— start DATA EXCERPT —

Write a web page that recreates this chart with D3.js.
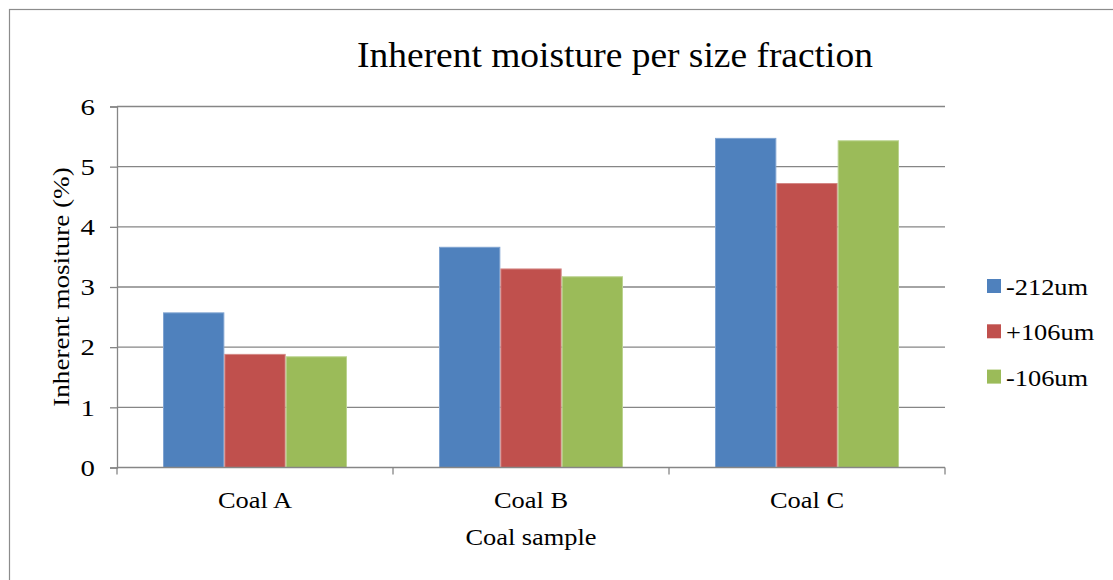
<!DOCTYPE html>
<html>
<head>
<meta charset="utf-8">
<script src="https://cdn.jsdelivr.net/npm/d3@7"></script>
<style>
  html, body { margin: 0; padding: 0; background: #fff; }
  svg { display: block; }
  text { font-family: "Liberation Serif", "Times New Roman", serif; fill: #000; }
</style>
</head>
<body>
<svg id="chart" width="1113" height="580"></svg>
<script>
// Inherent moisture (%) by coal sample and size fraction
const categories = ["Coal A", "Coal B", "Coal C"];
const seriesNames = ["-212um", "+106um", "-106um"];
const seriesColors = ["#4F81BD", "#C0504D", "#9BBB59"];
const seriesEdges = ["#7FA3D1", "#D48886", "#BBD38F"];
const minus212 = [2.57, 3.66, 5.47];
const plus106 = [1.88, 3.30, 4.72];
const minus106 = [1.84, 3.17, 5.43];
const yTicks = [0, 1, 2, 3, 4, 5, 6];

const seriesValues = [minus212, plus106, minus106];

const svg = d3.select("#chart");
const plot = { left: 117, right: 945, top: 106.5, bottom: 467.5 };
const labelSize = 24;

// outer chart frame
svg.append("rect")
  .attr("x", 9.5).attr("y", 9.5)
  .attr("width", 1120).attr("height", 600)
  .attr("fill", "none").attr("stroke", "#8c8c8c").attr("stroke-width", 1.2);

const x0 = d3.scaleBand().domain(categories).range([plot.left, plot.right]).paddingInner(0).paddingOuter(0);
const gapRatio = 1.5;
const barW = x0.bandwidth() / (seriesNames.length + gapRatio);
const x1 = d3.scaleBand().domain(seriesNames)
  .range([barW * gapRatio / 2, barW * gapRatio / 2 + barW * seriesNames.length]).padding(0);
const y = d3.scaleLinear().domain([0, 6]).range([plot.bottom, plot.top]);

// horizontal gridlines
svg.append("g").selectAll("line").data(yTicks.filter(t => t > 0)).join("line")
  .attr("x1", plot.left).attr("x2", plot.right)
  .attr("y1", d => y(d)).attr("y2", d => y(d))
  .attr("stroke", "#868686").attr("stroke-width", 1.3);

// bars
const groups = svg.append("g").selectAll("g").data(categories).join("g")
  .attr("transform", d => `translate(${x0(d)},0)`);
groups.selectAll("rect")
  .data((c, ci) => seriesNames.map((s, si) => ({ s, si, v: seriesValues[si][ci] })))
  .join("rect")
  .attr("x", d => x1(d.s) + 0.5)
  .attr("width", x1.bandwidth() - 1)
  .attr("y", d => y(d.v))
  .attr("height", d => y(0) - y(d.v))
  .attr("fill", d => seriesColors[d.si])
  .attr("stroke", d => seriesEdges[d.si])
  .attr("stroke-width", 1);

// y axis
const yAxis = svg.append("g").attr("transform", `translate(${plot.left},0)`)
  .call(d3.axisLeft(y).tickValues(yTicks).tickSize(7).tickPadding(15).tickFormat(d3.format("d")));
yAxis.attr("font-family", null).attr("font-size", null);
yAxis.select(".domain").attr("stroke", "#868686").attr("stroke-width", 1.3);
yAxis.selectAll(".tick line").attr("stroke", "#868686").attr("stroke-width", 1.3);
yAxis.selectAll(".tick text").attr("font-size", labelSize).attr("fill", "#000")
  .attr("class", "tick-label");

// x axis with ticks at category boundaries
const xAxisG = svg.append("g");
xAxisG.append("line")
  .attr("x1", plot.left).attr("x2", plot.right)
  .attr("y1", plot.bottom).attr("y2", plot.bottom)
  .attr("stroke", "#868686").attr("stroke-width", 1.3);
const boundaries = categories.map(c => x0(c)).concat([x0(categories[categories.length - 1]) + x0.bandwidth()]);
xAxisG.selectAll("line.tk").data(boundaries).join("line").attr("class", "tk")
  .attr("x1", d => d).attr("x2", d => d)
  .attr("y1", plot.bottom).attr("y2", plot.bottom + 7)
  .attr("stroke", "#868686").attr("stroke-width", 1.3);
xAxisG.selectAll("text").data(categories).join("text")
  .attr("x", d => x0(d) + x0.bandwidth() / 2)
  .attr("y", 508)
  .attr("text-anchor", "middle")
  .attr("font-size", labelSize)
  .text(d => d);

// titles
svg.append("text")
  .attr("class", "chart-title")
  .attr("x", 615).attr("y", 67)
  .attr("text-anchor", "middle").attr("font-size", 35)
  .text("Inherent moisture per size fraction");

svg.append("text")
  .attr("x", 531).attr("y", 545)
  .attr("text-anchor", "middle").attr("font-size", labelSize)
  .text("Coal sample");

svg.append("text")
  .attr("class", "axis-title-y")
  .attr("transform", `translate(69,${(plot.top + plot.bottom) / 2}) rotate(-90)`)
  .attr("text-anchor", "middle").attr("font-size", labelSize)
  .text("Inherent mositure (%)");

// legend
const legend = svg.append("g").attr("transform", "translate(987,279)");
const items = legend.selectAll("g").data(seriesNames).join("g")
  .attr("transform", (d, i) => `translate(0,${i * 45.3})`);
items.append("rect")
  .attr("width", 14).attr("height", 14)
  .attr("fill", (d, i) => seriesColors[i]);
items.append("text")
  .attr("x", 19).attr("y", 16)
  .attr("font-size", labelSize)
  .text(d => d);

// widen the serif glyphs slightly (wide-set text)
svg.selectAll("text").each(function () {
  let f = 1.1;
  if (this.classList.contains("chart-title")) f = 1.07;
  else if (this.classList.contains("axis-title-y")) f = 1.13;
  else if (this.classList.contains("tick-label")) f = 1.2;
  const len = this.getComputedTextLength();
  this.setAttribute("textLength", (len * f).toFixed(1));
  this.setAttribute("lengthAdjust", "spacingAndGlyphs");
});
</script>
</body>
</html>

— end DATA EXCERPT —

From the data above, copy each line where the string "this" appears.

Write a web page that recreates this chart with D3.js.
  if (this.classList.contains("chart-title")) f = 1.07;
  else if (this.classList.contains("axis-title-y")) f = 1.13;
  else if (this.classList.contains("tick-label")) f = 1.2;
  const len = this.getComputedTextLength();
  this.setAttribute("textLength", (len * f).toFixed(1));
  this.setAttribute("lengthAdjust", "spacingAndGlyphs");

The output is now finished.